— start DATASET EXTRACT —

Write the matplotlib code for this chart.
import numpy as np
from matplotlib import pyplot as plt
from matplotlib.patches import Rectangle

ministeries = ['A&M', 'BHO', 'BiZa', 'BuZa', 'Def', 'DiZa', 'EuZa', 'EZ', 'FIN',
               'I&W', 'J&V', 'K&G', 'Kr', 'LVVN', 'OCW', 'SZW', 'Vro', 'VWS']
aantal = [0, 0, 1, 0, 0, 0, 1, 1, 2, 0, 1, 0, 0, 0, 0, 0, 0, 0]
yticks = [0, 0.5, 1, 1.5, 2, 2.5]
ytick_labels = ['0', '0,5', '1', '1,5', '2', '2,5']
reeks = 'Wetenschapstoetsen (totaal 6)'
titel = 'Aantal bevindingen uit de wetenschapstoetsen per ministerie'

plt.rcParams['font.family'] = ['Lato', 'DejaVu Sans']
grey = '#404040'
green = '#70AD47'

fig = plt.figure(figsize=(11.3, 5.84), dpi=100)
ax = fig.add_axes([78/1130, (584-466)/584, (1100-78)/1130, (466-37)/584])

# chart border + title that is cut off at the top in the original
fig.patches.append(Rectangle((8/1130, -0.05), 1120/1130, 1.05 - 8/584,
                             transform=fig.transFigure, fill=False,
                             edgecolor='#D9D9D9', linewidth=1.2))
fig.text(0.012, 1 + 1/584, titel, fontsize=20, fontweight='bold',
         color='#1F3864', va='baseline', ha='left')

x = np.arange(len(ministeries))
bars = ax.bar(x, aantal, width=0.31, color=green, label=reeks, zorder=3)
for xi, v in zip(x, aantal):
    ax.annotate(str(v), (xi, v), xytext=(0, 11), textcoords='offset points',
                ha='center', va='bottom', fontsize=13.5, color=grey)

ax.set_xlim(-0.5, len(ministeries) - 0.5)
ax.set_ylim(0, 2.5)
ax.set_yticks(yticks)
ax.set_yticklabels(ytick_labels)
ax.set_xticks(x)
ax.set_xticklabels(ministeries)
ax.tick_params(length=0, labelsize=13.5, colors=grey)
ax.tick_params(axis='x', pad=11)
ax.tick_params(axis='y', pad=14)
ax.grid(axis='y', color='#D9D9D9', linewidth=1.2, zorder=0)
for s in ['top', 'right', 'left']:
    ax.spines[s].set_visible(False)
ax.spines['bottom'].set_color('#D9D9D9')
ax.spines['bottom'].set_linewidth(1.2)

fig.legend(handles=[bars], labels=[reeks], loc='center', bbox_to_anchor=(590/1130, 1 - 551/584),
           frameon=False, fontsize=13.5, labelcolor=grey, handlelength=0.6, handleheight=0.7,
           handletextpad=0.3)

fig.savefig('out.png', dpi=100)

— end DATASET EXTRACT —
— start DATASET EXTRACT —

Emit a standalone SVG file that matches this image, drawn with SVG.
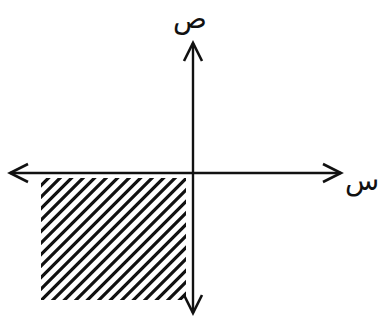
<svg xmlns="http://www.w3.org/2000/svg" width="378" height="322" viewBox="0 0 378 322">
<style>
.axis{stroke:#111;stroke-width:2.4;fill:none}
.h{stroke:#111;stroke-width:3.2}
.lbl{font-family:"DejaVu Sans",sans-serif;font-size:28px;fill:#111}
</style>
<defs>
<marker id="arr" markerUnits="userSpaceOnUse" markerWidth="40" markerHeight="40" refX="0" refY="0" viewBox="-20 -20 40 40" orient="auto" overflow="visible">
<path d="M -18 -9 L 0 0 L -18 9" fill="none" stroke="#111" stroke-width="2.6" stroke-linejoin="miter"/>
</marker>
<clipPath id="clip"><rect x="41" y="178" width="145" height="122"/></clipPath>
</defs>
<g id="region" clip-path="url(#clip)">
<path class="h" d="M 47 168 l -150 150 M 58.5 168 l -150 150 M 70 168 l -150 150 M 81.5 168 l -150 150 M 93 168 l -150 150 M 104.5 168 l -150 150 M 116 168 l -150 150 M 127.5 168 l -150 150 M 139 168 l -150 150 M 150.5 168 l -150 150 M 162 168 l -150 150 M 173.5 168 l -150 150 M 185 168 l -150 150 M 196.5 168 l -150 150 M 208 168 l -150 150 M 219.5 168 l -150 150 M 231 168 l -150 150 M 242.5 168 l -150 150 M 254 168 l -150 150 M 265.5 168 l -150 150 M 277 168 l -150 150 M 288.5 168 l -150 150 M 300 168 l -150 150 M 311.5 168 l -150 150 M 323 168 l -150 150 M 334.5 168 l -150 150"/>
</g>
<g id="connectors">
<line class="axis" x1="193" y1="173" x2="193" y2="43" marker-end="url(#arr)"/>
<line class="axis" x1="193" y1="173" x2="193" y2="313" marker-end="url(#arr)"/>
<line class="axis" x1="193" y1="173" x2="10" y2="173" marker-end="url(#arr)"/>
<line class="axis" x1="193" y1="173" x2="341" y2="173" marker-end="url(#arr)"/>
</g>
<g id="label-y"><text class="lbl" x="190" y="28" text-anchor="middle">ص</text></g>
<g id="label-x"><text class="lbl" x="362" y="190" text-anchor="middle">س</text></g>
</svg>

— end DATASET EXTRACT —
— start DATASET EXTRACT —

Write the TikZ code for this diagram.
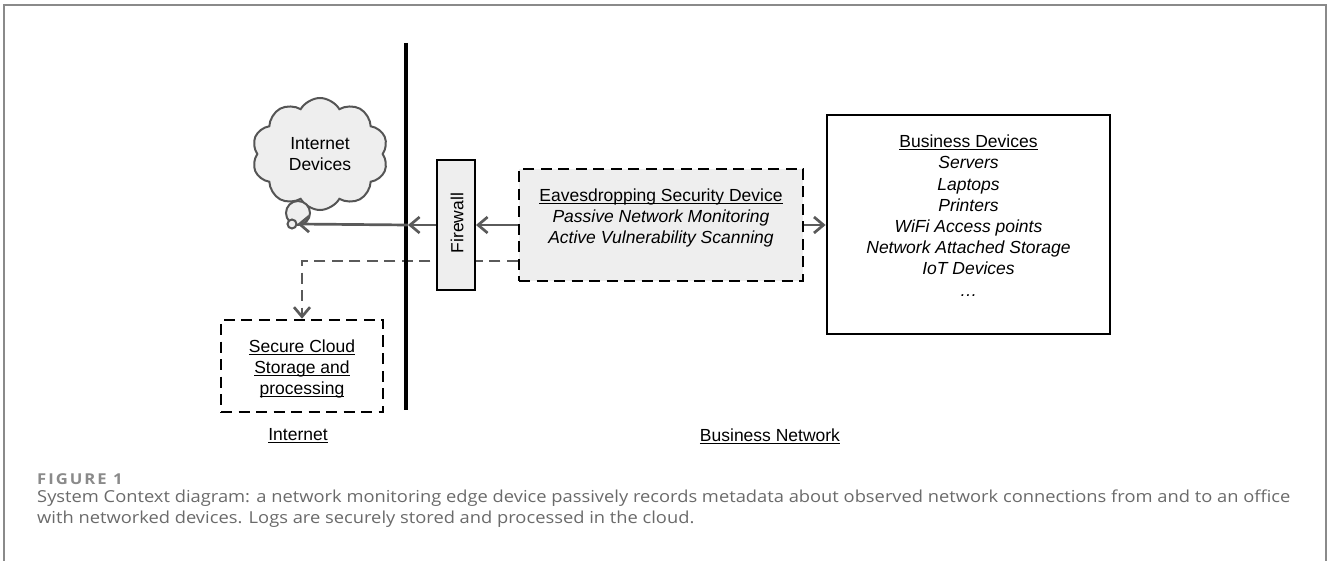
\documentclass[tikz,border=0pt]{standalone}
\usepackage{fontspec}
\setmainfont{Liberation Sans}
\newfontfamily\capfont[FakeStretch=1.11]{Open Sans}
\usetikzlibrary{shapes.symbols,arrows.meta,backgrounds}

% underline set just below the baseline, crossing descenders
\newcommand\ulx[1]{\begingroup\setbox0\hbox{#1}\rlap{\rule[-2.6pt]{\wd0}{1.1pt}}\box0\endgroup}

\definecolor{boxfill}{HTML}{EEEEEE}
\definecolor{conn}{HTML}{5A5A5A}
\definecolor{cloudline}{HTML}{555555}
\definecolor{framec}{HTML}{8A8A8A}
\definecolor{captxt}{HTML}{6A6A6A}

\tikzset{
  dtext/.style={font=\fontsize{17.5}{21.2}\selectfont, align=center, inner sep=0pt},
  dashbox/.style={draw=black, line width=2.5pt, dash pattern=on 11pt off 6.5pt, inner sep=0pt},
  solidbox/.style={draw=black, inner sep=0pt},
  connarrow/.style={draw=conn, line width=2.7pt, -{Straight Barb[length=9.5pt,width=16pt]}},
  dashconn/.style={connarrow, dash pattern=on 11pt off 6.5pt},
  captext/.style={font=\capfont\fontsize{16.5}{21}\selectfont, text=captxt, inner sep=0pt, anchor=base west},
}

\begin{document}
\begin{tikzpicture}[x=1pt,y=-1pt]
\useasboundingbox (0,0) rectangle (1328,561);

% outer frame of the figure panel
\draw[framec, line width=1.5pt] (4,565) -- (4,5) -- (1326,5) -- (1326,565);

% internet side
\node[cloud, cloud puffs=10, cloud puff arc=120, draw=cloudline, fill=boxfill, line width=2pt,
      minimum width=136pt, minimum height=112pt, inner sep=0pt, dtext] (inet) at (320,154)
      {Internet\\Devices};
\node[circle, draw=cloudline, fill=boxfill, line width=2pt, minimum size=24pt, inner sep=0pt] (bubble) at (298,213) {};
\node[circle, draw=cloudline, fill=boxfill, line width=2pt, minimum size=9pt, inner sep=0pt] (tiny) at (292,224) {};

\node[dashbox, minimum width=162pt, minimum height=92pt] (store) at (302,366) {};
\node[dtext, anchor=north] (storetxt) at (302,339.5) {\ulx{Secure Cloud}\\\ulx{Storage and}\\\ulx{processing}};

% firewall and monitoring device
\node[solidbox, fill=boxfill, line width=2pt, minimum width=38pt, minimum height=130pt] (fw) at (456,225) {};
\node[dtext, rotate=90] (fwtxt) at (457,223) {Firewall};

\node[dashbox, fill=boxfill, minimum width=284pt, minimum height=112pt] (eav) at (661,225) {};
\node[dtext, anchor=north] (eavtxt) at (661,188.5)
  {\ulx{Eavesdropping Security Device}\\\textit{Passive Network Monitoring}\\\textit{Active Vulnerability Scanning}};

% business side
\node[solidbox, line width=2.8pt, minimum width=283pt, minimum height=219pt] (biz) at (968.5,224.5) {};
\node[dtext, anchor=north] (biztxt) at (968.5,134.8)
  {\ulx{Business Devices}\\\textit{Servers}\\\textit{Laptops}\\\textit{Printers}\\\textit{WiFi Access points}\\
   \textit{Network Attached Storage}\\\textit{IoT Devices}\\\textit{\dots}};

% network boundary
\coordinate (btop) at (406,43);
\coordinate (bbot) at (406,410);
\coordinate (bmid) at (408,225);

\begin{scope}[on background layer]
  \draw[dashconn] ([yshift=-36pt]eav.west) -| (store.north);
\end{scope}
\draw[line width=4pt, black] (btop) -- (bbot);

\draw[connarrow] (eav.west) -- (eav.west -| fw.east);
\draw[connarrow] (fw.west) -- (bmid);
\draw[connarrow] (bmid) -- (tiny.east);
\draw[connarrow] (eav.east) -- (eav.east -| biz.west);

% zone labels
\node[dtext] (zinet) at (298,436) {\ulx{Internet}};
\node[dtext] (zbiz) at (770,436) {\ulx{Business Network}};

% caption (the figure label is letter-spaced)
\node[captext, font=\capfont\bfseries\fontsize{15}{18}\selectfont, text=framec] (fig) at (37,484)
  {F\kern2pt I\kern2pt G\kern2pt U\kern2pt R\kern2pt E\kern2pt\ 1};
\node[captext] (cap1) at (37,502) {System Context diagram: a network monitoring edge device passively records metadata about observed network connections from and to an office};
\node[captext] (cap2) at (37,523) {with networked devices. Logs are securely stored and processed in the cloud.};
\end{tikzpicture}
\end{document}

— end DATASET EXTRACT —

*TASK GOAL*. What is the number of lines in this material that hold the string "Write"? Answer with that number only.

*SOLUTION*. 2